Requirements: Would you write out the listing verbatim and skip every picture in it?

Dataset extract:

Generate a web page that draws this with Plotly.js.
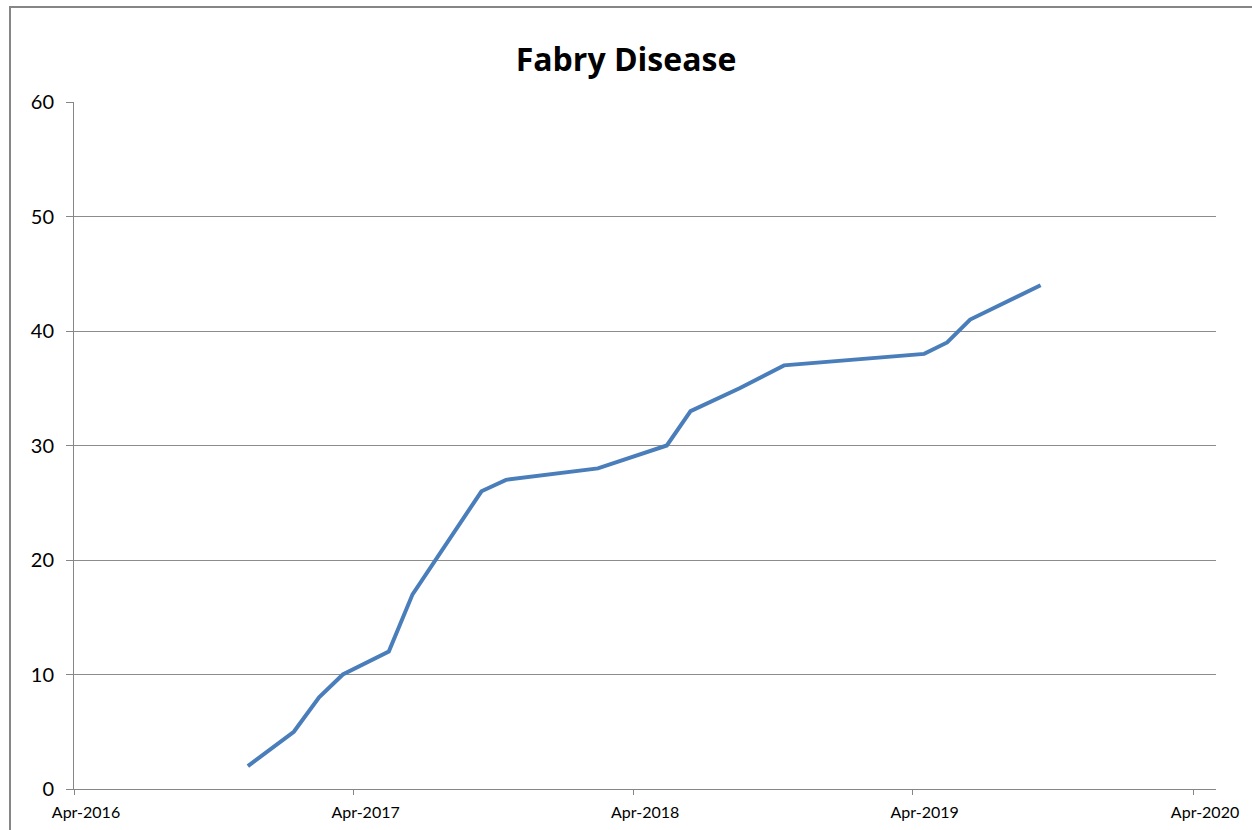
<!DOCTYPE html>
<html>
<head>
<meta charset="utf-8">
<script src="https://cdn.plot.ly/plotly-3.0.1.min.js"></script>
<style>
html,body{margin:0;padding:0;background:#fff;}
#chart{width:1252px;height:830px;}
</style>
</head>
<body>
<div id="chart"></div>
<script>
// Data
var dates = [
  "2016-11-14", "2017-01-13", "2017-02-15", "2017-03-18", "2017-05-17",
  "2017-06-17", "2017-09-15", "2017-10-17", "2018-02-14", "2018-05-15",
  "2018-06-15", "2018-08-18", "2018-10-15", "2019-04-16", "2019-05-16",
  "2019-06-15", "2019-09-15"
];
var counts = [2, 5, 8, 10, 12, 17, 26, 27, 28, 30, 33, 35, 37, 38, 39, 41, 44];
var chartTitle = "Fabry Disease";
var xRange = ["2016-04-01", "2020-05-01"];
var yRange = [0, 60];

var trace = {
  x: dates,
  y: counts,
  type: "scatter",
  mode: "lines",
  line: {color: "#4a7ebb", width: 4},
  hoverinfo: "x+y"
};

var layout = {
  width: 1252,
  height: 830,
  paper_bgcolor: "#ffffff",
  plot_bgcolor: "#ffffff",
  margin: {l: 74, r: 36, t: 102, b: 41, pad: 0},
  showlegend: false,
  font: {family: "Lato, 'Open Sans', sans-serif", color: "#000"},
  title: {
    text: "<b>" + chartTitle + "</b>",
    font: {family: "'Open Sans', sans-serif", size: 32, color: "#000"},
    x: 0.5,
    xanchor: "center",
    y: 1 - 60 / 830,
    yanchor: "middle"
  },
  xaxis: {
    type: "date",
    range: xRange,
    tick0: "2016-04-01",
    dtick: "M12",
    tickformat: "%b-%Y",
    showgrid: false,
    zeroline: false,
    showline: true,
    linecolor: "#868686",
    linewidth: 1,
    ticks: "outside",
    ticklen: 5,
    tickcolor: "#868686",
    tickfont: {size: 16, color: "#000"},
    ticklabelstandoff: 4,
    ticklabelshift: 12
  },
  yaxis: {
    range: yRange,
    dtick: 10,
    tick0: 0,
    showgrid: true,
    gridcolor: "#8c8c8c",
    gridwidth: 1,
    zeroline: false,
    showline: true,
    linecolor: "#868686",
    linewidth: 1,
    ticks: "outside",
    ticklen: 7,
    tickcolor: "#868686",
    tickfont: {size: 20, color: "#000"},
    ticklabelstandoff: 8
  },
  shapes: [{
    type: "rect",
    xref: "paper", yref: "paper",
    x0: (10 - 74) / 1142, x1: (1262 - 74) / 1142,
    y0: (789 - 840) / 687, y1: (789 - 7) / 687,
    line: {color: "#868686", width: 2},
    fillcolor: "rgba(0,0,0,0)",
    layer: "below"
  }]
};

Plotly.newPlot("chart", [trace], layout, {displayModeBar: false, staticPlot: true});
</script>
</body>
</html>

Correct response:
Generate a web page that draws this with Plotly.js.
<!DOCTYPE html>
<html>
<head>
<meta charset="utf-8">
<script src="https://cdn.plot.ly/plotly-3.0.1.min.js"></script>
<style>
html,body{margin:0;padding:0;background:#fff;}
#chart{width:1252px;height:830px;}
</style>
</head>
<body>
<div id="chart"></div>
<script>
// Data
var dates = [
  "2016-11-14", "2017-01-13", "2017-02-15", "2017-03-18", "2017-05-17",
  "2017-06-17", "2017-09-15", "2017-10-17", "2018-02-14", "2018-05-15",
  "2018-06-15", "2018-08-18", "2018-10-15", "2019-04-16", "2019-05-16",
  "2019-06-15", "2019-09-15"
];
var counts = [2, 5, 8, 10, 12, 17, 26, 27, 28, 30, 33, 35, 37, 38, 39, 41, 44];
var chartTitle = "Fabry Disease";
var xRange = ["2016-04-01", "2020-05-01"];
var yRange = [0, 60];

var trace = {
  x: dates,
  y: counts,
  type: "scatter",
  mode: "lines",
  line: {color: "#4a7ebb", width: 4},
  hoverinfo: "x+y"
};

var layout = {
  width: 1252,
  height: 830,
  paper_bgcolor: "#ffffff",
  plot_bgcolor: "#ffffff",
  margin: {l: 74, r: 36, t: 102, b: 41, pad: 0},
  showlegend: false,
  font: {family: "Lato, 'Open Sans', sans-serif", color: "#000"},
  title: {
    text: "<b>" + chartTitle + "</b>",
    font: {family: "'Open Sans', sans-serif", size: 32, color: "#000"},
    x: 0.5,
    xanchor: "center",
    y: 1 - 60 / 830,
    yanchor: "middle"
  },
  xaxis: {
    type: "date",
    range: xRange,
    tick0: "2016-04-01",
    dtick: "M12",
    tickformat: "%b-%Y",
    showgrid: false,
    zeroline: false,
    showline: true,
    linecolor: "#868686",
    linewidth: 1,
    ticks: "outside",
    ticklen: 5,
    tickcolor: "#868686",
    tickfont: {size: 16, color: "#000"},
    ticklabelstandoff: 4,
    ticklabelshift: 12
  },
  yaxis: {
    range: yRange,
    dtick: 10,
    tick0: 0,
    showgrid: true,
    gridcolor: "#8c8c8c",
    gridwidth: 1,
    zeroline: false,
    showline: true,
    linecolor: "#868686",
    linewidth: 1,
    ticks: "outside",
    ticklen: 7,
    tickcolor: "#868686",
    tickfont: {size: 20, color: "#000"},
    ticklabelstandoff: 8
  },
  shapes: [{
    type: "rect",
    xref: "paper", yref: "paper",
    x0: (10 - 74) / 1142, x1: (1262 - 74) / 1142,
    y0: (789 - 840) / 687, y1: (789 - 7) / 687,
    line: {color: "#868686", width: 2},
    fillcolor: "rgba(0,0,0,0)",
    layer: "below"
  }]
};

Plotly.newPlot("chart", [trace], layout, {displayModeBar: false, staticPlot: true});
</script>
</body>
</html>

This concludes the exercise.